There are two kinds of Christmas movies. First, the comedies, which seek to put a farcical spin on family togetherness, and second, the schmaltzy, Hallmark-style kind that cover everything onscreen and in the script in a sheen of fake snow and glittery glee. Christmas Eve in Miller’s Point is something else altogether, blending comedic elements and lingering shots of heaping piles of holiday M&Ms with the true emotional mania of a big family celebration.
Directed and cowritten by Tyler Taormina, the film has a speaking cast of seemingly dozens, including producer Michael Cera, Gregg Turkington, and two famous Hollywood descendants: Francesca Scorsese and Sawyer Spielberg. Set sometime in the mid 2000s, the film flits through scenes in what seems to be an Italian American family’s last holiday in their declining matriarch’s New York home.
The film doesn’t have a plot so much as it has emotional touchpoints—a mother-daughter struggle, a grown set of siblings talking about putting someone in assisted living, and notes of teenage rebellion and absurdity—but what it lacks in story it makes up for in poignancy.
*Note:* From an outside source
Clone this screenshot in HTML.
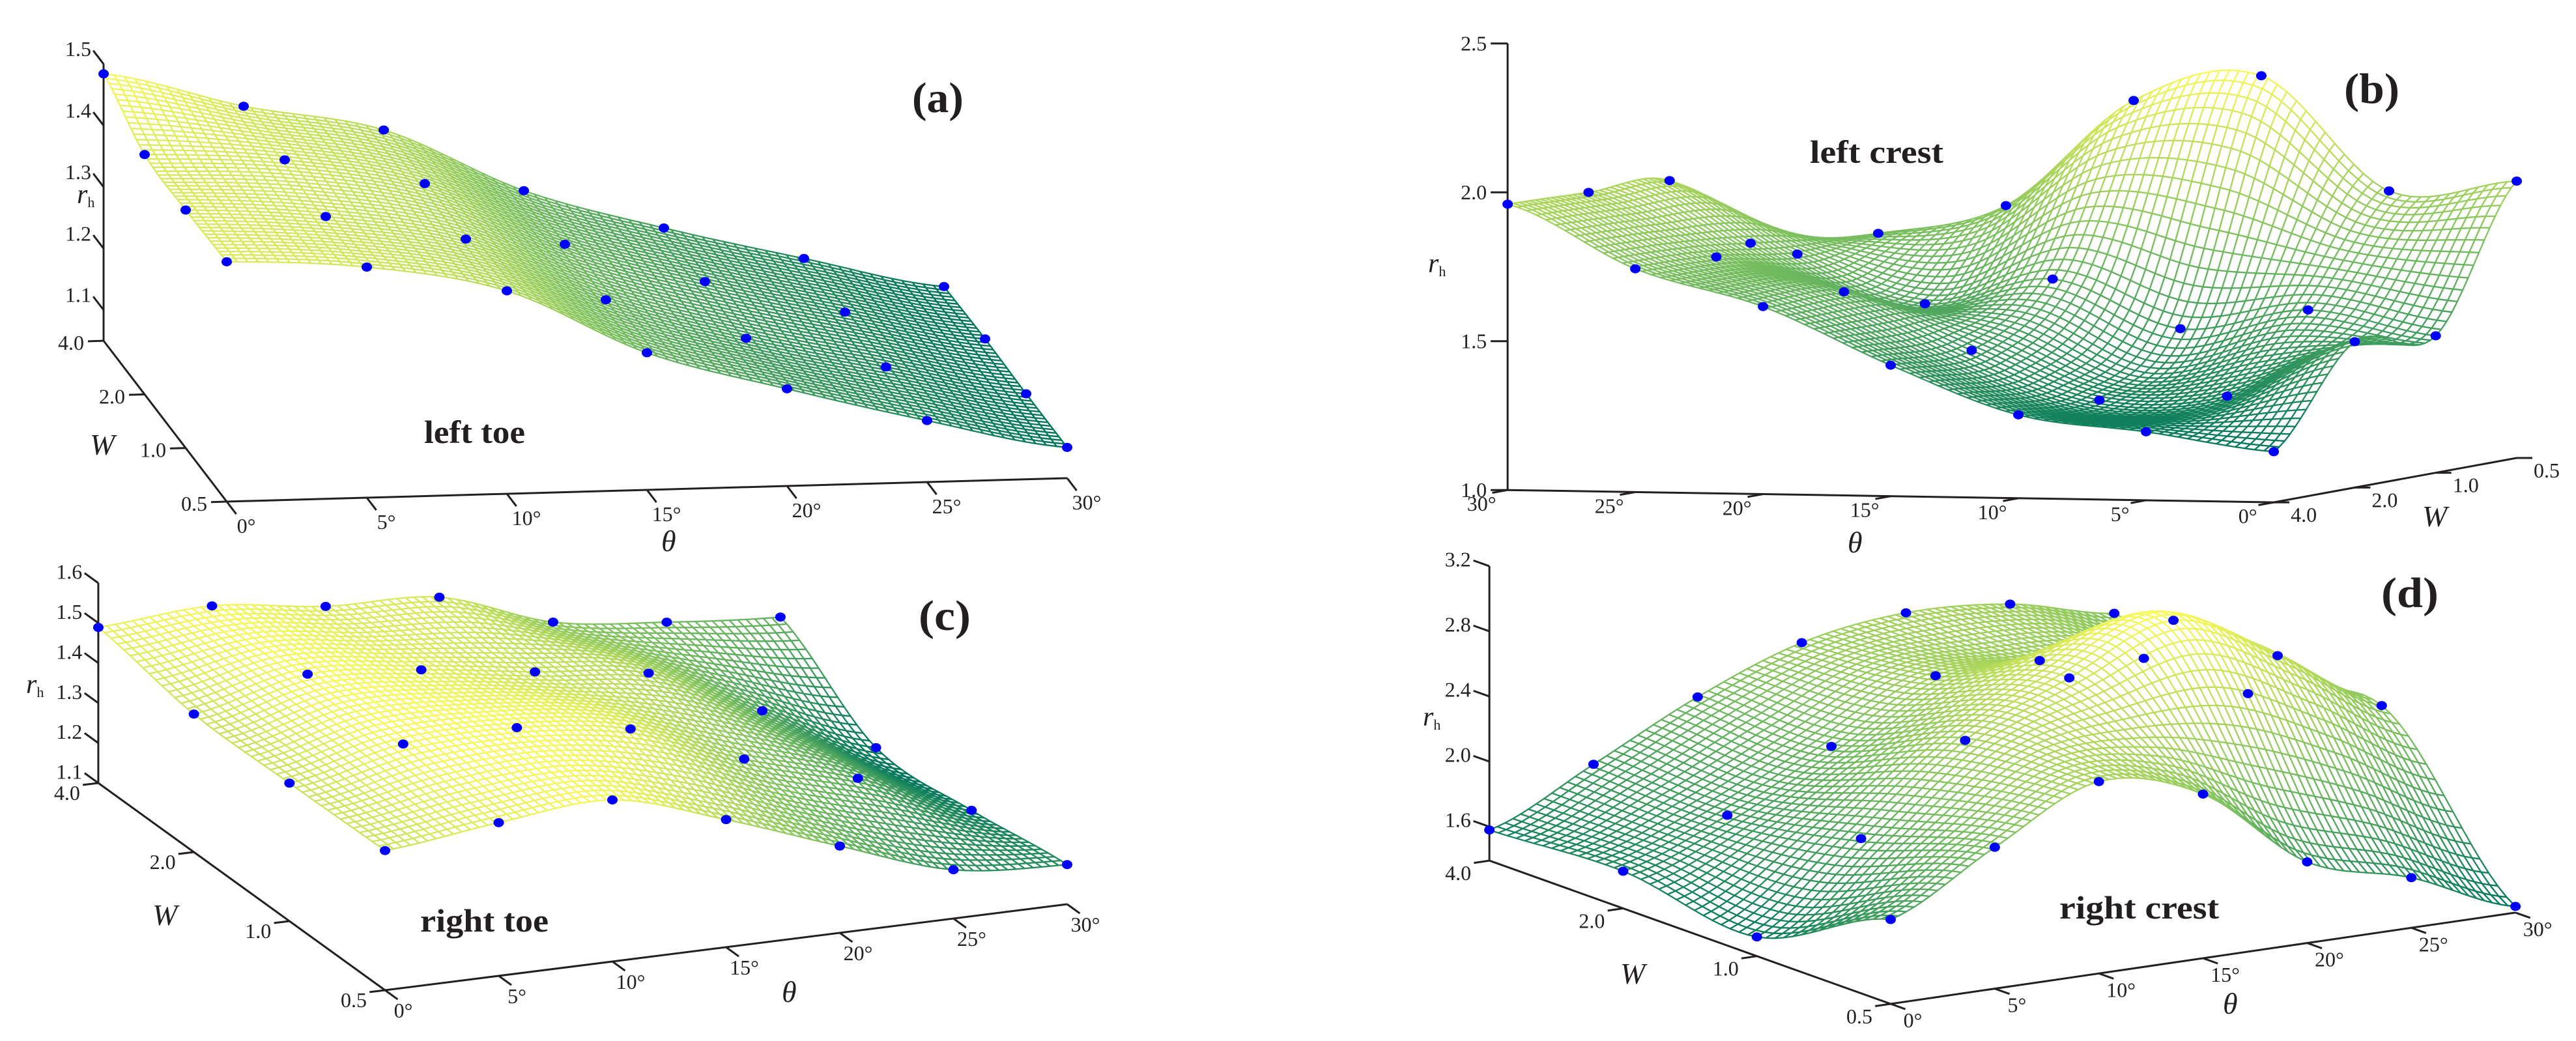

There are genuine moments of pathos and humor to be found within its 106-minute runtime, though they do seem to get a little more scarce in the movie’s latter half. Cera’s presence is novel amidst a cast of mostly no-names, but his actual role (as a worn-down cop who may or may not be in love with his partner) is more tossed-off nonsense than it is essential, and there are whole notes of the film that could definitely have been left on the cutting room floor. Overall, though, Christmas Eve in Miller’s Point is an interesting and well-made watch, albeit one that may cause anyone with an aversion to nit-picking family drama a little more agita than it might ultimately be worth. PG-13, 106 min.